Faculty Member, Newcomb Art Department
Rutgers, Art History
University of Toronto, Art History
Visiting Assistant Professor
About
I specialize in Italian Baroque art and architecture. My interests range from tapestry to urbanism, and my work focuses above all on the many strata of the physical and social fabric of Rome. My research focuses on papal patronage and politics, the history of the early modern family and adoption, sacred sculpture in Italy, and the work of Gian Lorenzo Bernini; my teaching interests are in European Baroque art, Italian sculpture, early modern architecture and urbanism, and women and the family in early modern Italy.
I earned an Honours BA in Art History from the University of Toronto (2003), and a PhD from Rutgers University (2010) with the dissertation 'Adopted papal kin as art patrons in early modern Rome (1592-1676)'. The first study of the practice of adoption in early modern Rome, my dissertation examines the use of the arts by adopted papal nephews for political and personal legitimation within the ideology of nepotism.

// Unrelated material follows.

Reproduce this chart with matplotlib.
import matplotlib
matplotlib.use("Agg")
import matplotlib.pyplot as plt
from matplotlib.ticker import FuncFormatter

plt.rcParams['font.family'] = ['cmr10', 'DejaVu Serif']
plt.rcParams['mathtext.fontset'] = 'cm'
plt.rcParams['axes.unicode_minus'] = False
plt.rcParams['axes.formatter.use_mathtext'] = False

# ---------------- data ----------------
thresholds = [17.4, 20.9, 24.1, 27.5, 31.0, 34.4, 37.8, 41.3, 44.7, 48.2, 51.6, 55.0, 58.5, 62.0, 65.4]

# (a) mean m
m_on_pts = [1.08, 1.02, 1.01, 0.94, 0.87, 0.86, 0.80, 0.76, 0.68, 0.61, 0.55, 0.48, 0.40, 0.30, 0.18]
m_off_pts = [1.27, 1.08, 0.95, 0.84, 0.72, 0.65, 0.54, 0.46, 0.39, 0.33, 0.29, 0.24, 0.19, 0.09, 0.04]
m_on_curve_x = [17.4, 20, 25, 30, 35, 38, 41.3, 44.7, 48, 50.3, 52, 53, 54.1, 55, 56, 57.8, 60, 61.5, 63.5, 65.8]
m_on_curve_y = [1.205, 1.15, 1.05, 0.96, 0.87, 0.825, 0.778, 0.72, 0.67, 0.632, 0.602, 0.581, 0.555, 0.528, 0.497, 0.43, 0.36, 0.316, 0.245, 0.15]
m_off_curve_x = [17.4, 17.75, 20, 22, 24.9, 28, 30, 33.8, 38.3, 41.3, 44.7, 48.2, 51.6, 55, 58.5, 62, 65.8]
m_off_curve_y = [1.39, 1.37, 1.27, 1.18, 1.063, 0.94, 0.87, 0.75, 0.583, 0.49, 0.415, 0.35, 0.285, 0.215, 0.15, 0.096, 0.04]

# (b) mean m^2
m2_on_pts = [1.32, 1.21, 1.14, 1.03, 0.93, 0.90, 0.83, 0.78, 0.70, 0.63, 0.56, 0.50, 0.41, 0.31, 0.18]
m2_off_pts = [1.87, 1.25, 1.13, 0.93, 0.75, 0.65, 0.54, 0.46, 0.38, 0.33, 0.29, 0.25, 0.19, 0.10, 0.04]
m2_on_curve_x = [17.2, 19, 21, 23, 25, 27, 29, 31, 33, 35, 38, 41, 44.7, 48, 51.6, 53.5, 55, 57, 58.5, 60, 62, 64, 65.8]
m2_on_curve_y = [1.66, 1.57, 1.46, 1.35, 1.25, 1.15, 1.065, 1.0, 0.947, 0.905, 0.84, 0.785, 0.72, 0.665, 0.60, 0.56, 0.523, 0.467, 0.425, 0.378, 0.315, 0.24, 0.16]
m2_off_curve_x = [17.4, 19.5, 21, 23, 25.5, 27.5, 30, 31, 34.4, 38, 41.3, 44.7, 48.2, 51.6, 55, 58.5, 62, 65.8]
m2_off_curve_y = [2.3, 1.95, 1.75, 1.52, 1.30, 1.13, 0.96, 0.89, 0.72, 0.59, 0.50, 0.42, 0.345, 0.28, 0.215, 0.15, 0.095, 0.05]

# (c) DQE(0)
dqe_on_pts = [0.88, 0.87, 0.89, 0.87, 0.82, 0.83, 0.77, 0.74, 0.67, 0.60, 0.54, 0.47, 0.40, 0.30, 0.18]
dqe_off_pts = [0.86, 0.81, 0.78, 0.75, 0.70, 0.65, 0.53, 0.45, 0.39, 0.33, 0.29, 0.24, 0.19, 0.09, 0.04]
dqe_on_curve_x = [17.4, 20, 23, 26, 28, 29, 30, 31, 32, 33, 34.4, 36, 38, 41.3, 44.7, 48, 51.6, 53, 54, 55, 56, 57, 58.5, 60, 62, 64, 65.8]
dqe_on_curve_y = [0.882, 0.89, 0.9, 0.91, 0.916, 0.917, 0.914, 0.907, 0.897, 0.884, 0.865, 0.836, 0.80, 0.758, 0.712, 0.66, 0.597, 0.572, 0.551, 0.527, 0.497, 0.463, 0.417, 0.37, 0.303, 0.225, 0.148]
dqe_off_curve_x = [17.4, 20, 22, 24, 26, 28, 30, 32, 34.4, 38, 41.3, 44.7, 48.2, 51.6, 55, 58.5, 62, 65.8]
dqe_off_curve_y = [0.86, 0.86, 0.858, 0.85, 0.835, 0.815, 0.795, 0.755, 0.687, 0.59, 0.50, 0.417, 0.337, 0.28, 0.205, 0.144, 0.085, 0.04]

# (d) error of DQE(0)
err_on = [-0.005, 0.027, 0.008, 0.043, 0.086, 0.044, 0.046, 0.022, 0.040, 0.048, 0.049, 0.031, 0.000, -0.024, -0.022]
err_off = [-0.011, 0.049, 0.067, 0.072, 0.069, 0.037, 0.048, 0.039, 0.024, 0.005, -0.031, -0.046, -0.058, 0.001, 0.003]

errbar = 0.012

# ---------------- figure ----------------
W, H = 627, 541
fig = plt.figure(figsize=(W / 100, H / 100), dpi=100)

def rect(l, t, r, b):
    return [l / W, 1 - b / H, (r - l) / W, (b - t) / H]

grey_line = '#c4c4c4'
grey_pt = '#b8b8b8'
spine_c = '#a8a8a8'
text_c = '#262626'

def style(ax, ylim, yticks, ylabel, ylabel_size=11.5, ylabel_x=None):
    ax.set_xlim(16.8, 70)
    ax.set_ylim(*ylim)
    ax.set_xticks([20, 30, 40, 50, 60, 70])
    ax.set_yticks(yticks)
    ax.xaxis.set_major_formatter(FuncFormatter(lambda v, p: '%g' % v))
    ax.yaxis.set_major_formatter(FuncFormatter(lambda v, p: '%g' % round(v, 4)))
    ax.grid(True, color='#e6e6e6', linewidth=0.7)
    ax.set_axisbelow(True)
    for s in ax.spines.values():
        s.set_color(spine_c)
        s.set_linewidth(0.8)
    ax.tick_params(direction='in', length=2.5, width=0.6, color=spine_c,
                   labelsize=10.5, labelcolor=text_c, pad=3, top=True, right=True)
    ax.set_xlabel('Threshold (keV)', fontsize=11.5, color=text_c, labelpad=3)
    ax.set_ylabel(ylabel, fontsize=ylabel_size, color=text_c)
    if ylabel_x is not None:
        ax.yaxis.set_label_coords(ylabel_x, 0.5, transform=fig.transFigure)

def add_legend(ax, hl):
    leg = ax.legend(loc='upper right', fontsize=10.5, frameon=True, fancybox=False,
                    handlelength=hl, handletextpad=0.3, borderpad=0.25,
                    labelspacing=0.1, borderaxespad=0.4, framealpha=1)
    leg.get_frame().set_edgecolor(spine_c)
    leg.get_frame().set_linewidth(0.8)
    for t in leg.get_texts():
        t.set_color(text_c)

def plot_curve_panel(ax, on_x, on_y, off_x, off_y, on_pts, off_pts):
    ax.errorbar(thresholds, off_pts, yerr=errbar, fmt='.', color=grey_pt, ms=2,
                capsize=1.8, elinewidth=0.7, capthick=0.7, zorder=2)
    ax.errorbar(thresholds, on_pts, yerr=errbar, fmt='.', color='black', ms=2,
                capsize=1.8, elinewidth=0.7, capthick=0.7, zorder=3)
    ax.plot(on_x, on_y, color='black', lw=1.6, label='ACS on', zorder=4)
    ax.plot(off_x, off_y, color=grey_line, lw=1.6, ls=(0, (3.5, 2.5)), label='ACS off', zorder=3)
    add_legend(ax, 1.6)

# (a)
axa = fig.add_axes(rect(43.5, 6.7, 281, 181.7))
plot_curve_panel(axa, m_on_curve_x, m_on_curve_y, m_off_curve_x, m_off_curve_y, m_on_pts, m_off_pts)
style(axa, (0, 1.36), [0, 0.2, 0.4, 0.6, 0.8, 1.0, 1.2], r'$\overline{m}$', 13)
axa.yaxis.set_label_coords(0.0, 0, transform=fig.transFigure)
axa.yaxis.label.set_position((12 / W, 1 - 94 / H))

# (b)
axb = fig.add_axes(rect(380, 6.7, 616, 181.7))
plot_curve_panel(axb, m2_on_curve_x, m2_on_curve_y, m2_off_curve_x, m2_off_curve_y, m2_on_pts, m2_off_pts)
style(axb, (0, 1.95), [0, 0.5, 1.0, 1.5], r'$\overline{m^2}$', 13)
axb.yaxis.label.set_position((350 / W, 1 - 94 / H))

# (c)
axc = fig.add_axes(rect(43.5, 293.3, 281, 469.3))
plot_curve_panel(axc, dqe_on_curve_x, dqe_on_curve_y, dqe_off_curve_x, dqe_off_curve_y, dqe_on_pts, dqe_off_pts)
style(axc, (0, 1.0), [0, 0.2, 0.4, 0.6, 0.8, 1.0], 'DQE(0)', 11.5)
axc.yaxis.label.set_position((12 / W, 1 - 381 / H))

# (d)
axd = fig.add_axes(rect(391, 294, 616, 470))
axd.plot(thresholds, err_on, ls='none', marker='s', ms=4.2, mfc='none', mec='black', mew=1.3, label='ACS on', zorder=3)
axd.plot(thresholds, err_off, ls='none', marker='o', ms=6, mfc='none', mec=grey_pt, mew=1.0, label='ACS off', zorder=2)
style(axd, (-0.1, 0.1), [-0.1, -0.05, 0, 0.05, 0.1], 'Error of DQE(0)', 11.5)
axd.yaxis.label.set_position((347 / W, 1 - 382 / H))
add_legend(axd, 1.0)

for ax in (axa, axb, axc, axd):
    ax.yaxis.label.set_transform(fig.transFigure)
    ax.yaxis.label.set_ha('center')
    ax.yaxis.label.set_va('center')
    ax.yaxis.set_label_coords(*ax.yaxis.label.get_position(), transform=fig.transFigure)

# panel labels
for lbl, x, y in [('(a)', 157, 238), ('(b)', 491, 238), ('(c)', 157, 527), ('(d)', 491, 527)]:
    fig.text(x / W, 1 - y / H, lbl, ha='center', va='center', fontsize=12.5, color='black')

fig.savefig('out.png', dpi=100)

Currently I am finalizing an article on Bernini’s equestrian statues and deepening my thesis work with a project on Scipione Borghese’s early patronage. I have received grants and fellowships from the Institut National de l’Histoire d’Art/French Academy in Rome - Villa Medici, the Mellon Foundation, and the Kress Foundation, the Social Sciences and Humanities Research Council of Canada, and the Social Sciences Research Council, among others.